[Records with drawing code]

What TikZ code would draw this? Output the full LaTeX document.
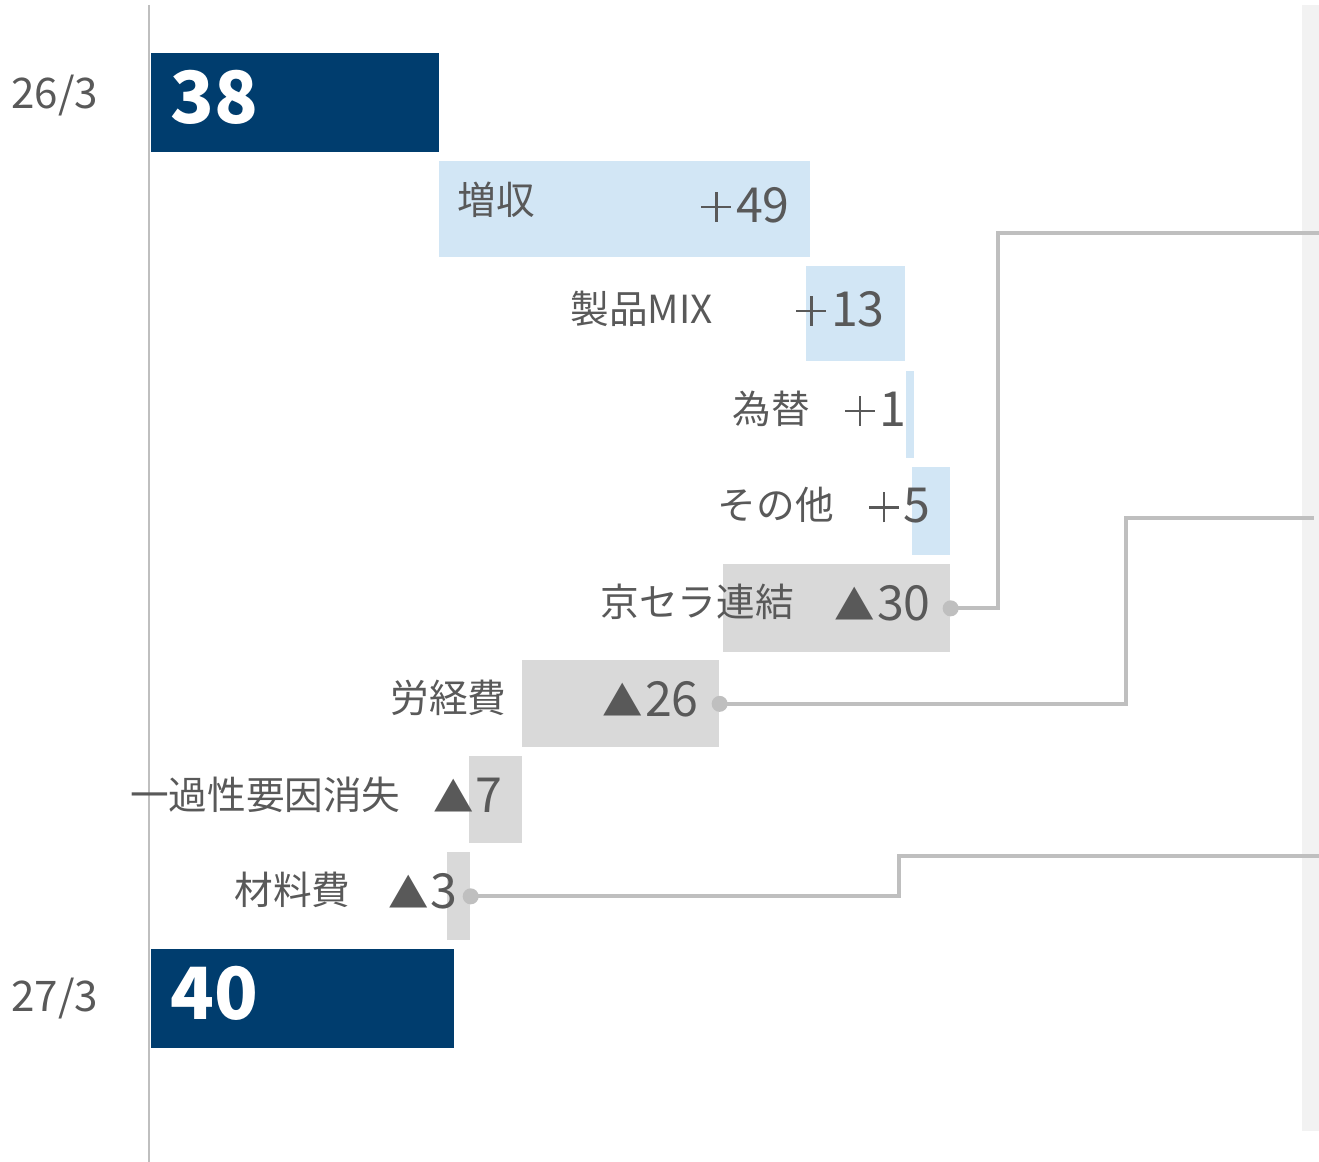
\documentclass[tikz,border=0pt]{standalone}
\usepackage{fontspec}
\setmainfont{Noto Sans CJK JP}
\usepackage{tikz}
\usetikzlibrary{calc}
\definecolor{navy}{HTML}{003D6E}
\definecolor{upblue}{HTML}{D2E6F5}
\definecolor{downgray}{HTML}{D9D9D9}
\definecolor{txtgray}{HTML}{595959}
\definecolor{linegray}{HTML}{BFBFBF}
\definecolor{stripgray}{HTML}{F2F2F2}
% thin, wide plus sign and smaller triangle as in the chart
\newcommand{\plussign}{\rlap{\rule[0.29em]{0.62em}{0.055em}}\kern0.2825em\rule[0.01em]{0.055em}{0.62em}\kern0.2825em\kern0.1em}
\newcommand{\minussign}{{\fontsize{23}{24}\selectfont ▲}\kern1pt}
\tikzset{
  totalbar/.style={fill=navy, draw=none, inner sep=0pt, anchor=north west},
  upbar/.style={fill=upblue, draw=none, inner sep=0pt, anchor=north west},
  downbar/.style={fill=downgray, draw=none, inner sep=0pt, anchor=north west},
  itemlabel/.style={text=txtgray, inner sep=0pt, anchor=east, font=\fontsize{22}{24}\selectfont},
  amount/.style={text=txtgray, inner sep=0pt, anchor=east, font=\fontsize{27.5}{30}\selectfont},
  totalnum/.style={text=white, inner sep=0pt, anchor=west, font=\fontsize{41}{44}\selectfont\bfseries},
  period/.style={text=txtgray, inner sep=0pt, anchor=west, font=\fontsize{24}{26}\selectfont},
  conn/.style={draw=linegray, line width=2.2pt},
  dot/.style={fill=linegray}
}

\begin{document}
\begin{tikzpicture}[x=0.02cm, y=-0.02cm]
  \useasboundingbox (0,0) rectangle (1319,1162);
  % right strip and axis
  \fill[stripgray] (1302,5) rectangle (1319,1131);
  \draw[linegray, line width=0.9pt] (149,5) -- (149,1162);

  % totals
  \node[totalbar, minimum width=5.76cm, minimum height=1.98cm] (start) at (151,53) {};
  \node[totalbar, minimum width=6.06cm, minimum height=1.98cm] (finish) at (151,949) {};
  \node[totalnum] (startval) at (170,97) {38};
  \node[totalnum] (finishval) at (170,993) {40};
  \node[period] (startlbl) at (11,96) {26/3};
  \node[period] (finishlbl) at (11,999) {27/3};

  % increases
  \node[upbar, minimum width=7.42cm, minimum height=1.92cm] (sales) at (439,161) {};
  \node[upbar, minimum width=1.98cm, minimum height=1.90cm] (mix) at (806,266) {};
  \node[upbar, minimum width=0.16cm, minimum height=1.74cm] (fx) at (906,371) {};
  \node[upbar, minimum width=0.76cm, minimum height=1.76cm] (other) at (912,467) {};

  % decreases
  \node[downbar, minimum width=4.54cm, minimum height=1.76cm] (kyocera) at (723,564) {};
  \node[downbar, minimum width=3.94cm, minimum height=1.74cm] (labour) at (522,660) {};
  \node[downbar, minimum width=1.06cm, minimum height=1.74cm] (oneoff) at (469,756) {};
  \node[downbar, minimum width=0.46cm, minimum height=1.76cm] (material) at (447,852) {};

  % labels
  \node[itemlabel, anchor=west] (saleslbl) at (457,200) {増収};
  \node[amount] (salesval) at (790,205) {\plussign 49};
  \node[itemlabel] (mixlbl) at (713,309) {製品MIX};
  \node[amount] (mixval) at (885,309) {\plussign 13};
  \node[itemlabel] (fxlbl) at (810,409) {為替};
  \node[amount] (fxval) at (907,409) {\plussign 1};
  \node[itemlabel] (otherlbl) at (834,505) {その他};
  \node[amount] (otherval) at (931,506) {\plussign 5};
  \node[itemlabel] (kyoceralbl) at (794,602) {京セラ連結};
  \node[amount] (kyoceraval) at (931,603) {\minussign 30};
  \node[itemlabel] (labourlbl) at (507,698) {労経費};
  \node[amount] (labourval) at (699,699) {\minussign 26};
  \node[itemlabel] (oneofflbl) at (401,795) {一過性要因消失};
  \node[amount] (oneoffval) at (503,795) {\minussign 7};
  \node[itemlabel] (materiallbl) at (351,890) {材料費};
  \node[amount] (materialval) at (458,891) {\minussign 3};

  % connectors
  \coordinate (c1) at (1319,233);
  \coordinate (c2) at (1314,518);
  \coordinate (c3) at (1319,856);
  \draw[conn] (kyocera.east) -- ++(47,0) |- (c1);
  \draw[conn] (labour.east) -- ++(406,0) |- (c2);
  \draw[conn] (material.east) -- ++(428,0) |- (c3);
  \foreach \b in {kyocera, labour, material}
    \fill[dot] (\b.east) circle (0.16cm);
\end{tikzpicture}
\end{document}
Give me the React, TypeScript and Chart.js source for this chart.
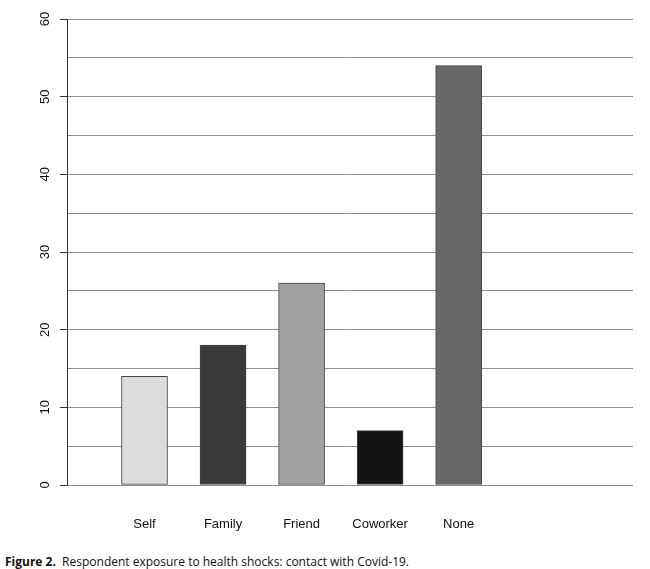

**Problem statement:** Set down the lines of the records above exactly, apart from the pictures.

**Problem solution:**
What TikZ code would draw this? Output the full LaTeX document.
\documentclass[tikz,border=0pt]{standalone}
\usepackage{fontspec}
\setmainfont{Noto Sans CJK JP}
\usepackage{tikz}
\usetikzlibrary{calc}
\definecolor{navy}{HTML}{003D6E}
\definecolor{upblue}{HTML}{D2E6F5}
\definecolor{downgray}{HTML}{D9D9D9}
\definecolor{txtgray}{HTML}{595959}
\definecolor{linegray}{HTML}{BFBFBF}
\definecolor{stripgray}{HTML}{F2F2F2}
% thin, wide plus sign and smaller triangle as in the chart
\newcommand{\plussign}{\rlap{\rule[0.29em]{0.62em}{0.055em}}\kern0.2825em\rule[0.01em]{0.055em}{0.62em}\kern0.2825em\kern0.1em}
\newcommand{\minussign}{{\fontsize{23}{24}\selectfont ▲}\kern1pt}
\tikzset{
  totalbar/.style={fill=navy, draw=none, inner sep=0pt, anchor=north west},
  upbar/.style={fill=upblue, draw=none, inner sep=0pt, anchor=north west},
  downbar/.style={fill=downgray, draw=none, inner sep=0pt, anchor=north west},
  itemlabel/.style={text=txtgray, inner sep=0pt, anchor=east, font=\fontsize{22}{24}\selectfont},
  amount/.style={text=txtgray, inner sep=0pt, anchor=east, font=\fontsize{27.5}{30}\selectfont},
  totalnum/.style={text=white, inner sep=0pt, anchor=west, font=\fontsize{41}{44}\selectfont\bfseries},
  period/.style={text=txtgray, inner sep=0pt, anchor=west, font=\fontsize{24}{26}\selectfont},
  conn/.style={draw=linegray, line width=2.2pt},
  dot/.style={fill=linegray}
}

\begin{document}
\begin{tikzpicture}[x=0.02cm, y=-0.02cm]
  \useasboundingbox (0,0) rectangle (1319,1162);
  % right strip and axis
  \fill[stripgray] (1302,5) rectangle (1319,1131);
  \draw[linegray, line width=0.9pt] (149,5) -- (149,1162);

  % totals
  \node[totalbar, minimum width=5.76cm, minimum height=1.98cm] (start) at (151,53) {};
  \node[totalbar, minimum width=6.06cm, minimum height=1.98cm] (finish) at (151,949) {};
  \node[totalnum] (startval) at (170,97) {38};
  \node[totalnum] (finishval) at (170,993) {40};
  \node[period] (startlbl) at (11,96) {26/3};
  \node[period] (finishlbl) at (11,999) {27/3};

  % increases
  \node[upbar, minimum width=7.42cm, minimum height=1.92cm] (sales) at (439,161) {};
  \node[upbar, minimum width=1.98cm, minimum height=1.90cm] (mix) at (806,266) {};
  \node[upbar, minimum width=0.16cm, minimum height=1.74cm] (fx) at (906,371) {};
  \node[upbar, minimum width=0.76cm, minimum height=1.76cm] (other) at (912,467) {};

  % decreases
  \node[downbar, minimum width=4.54cm, minimum height=1.76cm] (kyocera) at (723,564) {};
  \node[downbar, minimum width=3.94cm, minimum height=1.74cm] (labour) at (522,660) {};
  \node[downbar, minimum width=1.06cm, minimum height=1.74cm] (oneoff) at (469,756) {};
  \node[downbar, minimum width=0.46cm, minimum height=1.76cm] (material) at (447,852) {};

  % labels
  \node[itemlabel, anchor=west] (saleslbl) at (457,200) {増収};
  \node[amount] (salesval) at (790,205) {\plussign 49};
  \node[itemlabel] (mixlbl) at (713,309) {製品MIX};
  \node[amount] (mixval) at (885,309) {\plussign 13};
  \node[itemlabel] (fxlbl) at (810,409) {為替};
  \node[amount] (fxval) at (907,409) {\plussign 1};
  \node[itemlabel] (otherlbl) at (834,505) {その他};
  \node[amount] (otherval) at (931,506) {\plussign 5};
  \node[itemlabel] (kyoceralbl) at (794,602) {京セラ連結};
  \node[amount] (kyoceraval) at (931,603) {\minussign 30};
  \node[itemlabel] (labourlbl) at (507,698) {労経費};
  \node[amount] (labourval) at (699,699) {\minussign 26};
  \node[itemlabel] (oneofflbl) at (401,795) {一過性要因消失};
  \node[amount] (oneoffval) at (503,795) {\minussign 7};
  \node[itemlabel] (materiallbl) at (351,890) {材料費};
  \node[amount] (materialval) at (458,891) {\minussign 3};

  % connectors
  \coordinate (c1) at (1319,233);
  \coordinate (c2) at (1314,518);
  \coordinate (c3) at (1319,856);
  \draw[conn] (kyocera.east) -- ++(47,0) |- (c1);
  \draw[conn] (labour.east) -- ++(406,0) |- (c2);
  \draw[conn] (material.east) -- ++(428,0) |- (c3);
  \foreach \b in {kyocera, labour, material}
    \fill[dot] (\b.east) circle (0.16cm);
\end{tikzpicture}
\end{document}
Give me the React, TypeScript and Chart.js source for this chart.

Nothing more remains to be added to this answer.